» **TASK DESCRIPTION**
Scan the data. Collect each line that contains the word "this".

» **SUPPLIED INFORMATION**
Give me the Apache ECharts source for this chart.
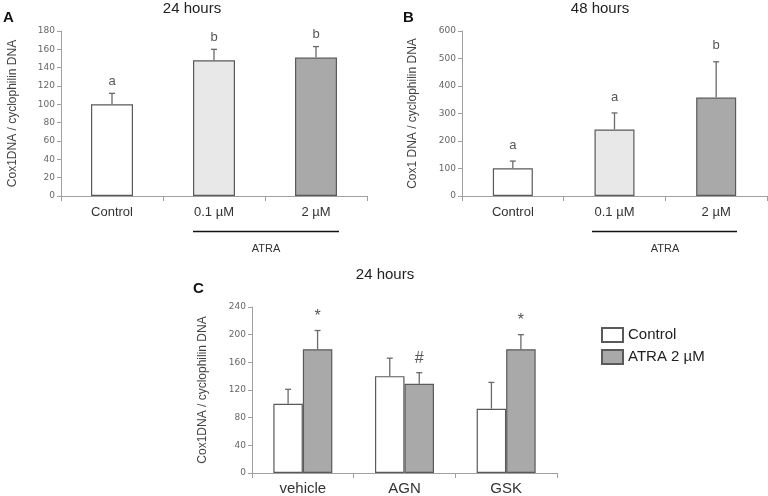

==

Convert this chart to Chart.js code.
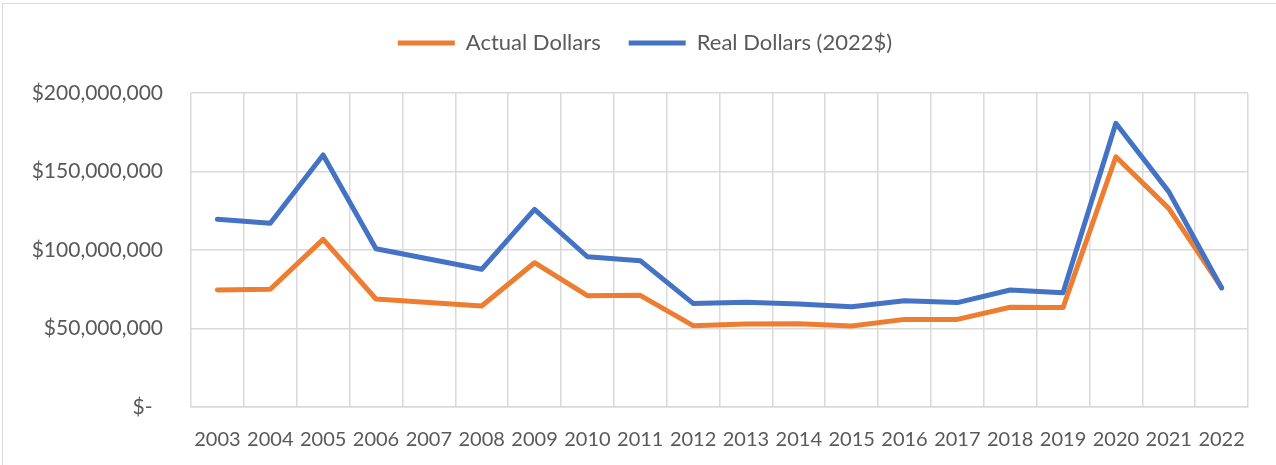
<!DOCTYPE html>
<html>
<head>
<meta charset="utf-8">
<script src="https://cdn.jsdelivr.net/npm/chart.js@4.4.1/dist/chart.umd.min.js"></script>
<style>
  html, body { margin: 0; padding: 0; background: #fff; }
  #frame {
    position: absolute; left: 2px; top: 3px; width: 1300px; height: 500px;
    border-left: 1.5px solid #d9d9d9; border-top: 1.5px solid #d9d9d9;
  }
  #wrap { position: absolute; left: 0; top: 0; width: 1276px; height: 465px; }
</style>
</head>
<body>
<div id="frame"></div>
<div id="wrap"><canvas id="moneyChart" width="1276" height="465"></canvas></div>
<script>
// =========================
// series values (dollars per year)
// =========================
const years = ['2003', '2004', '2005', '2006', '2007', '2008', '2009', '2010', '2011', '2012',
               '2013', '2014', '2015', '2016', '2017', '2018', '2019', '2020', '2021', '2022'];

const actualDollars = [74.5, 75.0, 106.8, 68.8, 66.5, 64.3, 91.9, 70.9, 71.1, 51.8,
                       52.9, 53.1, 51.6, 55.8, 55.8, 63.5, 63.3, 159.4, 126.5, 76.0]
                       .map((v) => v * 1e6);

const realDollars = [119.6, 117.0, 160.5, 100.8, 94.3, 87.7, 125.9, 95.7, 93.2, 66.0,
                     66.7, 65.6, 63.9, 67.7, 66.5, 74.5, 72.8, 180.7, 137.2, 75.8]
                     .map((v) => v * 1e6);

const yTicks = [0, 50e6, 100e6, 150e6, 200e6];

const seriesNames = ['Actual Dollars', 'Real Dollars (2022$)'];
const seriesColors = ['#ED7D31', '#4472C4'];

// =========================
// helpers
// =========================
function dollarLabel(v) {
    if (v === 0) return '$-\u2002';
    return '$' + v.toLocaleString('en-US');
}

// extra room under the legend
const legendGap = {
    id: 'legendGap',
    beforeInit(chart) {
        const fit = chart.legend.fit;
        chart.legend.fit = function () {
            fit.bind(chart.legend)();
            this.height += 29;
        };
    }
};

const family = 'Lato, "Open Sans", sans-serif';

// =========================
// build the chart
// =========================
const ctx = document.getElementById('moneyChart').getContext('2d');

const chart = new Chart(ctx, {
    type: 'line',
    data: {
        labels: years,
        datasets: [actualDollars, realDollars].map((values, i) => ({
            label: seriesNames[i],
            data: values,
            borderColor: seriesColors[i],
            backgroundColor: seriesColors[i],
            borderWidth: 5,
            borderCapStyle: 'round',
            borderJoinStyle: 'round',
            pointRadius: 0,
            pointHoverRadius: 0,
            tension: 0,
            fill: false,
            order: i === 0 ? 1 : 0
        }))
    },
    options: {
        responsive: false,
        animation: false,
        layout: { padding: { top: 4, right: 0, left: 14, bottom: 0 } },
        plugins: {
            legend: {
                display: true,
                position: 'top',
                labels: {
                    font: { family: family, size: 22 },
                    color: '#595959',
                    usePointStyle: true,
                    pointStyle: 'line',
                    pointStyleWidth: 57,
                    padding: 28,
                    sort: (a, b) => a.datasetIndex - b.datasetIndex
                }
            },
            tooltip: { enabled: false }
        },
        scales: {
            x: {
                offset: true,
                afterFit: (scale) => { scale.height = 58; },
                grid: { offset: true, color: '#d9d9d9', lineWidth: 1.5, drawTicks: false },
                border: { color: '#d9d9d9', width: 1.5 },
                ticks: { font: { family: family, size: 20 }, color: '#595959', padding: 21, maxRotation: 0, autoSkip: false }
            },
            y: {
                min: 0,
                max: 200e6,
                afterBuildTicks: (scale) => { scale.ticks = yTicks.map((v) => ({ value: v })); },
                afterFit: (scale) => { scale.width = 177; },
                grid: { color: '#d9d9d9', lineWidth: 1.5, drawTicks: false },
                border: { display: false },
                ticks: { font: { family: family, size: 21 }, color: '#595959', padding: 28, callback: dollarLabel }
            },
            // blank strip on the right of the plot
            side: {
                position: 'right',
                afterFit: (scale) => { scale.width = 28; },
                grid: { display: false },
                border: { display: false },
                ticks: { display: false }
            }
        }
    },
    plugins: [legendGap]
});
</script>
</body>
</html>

» **SOLUTION TO THE PROBLEM**
Give me the Apache ECharts source for this chart.
Convert this chart to Chart.js code.
            this.height += 29;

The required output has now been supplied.